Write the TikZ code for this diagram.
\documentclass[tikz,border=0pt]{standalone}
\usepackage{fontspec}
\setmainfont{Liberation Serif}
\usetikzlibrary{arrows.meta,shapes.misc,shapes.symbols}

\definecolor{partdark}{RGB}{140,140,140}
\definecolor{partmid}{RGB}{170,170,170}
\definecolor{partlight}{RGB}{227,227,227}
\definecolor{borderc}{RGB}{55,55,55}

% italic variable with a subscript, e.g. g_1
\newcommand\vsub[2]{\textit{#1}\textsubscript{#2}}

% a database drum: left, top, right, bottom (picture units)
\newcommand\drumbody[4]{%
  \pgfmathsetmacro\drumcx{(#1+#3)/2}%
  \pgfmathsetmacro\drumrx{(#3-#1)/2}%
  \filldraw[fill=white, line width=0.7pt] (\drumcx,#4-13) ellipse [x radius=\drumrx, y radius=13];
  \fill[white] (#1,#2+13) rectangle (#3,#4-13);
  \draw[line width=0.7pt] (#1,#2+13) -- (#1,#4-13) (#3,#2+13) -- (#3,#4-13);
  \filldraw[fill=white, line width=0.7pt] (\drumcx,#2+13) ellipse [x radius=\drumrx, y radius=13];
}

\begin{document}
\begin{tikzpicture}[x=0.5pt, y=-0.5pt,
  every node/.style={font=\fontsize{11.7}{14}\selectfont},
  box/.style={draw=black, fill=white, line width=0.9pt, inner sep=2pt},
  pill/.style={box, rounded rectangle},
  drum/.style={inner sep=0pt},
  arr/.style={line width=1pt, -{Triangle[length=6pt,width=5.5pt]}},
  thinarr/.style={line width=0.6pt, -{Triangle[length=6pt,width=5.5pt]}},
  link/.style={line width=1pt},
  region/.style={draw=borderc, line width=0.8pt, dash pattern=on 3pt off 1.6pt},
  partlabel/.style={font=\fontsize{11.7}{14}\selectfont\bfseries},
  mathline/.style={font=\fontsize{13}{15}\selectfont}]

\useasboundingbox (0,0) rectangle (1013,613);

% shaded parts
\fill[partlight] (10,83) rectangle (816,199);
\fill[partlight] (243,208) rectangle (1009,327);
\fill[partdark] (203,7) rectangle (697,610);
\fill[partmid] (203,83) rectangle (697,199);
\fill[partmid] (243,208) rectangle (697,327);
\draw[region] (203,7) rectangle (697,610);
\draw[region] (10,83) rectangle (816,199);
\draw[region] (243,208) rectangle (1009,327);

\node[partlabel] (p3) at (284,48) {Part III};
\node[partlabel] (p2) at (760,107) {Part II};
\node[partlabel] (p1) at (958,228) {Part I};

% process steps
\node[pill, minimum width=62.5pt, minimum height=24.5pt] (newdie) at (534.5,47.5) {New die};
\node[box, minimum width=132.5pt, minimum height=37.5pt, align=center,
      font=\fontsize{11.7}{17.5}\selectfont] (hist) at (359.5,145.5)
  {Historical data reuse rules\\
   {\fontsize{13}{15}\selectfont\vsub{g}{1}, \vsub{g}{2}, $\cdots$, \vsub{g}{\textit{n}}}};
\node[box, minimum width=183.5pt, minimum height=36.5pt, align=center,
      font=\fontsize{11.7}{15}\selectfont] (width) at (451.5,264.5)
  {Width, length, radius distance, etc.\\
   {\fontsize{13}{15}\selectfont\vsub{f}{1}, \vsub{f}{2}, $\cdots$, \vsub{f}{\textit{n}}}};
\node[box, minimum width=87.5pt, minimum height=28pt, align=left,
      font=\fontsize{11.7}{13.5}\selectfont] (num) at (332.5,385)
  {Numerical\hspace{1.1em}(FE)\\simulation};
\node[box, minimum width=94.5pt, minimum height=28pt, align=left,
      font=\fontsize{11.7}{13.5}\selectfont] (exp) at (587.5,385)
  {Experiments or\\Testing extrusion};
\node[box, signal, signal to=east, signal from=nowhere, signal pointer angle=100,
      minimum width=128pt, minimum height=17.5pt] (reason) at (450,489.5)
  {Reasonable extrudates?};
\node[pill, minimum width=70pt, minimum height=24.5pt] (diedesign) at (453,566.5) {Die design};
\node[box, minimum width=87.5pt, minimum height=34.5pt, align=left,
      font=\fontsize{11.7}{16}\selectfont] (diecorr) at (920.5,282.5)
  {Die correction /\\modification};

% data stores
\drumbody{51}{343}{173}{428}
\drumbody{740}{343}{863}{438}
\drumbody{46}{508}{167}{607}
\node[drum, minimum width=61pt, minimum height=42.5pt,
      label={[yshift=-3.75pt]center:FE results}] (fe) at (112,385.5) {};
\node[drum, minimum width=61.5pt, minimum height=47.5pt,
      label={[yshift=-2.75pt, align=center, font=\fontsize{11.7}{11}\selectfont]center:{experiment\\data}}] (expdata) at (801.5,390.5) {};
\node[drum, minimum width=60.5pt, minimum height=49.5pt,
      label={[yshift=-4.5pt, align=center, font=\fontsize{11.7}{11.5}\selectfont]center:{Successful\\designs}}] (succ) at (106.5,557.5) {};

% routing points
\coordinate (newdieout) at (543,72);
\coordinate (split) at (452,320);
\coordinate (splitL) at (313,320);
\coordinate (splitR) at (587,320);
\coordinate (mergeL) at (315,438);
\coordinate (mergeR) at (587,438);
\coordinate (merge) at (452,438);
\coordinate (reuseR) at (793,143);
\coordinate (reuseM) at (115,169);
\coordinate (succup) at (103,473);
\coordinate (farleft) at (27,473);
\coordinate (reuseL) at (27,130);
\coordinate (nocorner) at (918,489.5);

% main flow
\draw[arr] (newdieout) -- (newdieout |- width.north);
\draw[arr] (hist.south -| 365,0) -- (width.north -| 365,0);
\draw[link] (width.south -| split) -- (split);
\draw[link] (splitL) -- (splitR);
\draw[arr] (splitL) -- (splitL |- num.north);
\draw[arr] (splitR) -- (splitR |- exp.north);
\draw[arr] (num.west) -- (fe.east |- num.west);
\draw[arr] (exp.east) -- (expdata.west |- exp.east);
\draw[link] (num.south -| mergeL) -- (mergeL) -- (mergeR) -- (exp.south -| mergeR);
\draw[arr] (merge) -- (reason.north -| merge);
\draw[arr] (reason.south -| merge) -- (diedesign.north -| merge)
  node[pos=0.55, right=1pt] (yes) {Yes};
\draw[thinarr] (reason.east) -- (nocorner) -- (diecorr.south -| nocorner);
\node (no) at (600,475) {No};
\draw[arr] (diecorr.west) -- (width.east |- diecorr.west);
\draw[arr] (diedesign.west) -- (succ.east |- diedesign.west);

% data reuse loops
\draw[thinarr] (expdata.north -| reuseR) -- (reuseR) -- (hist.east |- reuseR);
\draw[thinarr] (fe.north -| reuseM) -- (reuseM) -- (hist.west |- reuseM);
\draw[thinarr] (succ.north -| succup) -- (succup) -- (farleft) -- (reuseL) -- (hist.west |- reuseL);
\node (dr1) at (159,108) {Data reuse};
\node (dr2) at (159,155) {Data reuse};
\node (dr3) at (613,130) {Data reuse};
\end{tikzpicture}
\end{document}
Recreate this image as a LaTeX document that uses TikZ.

====================

■ EXERCISE: From the data above, work out how many lines hold "this". Answer with the number alone.

■ FULL RESPONSE: 2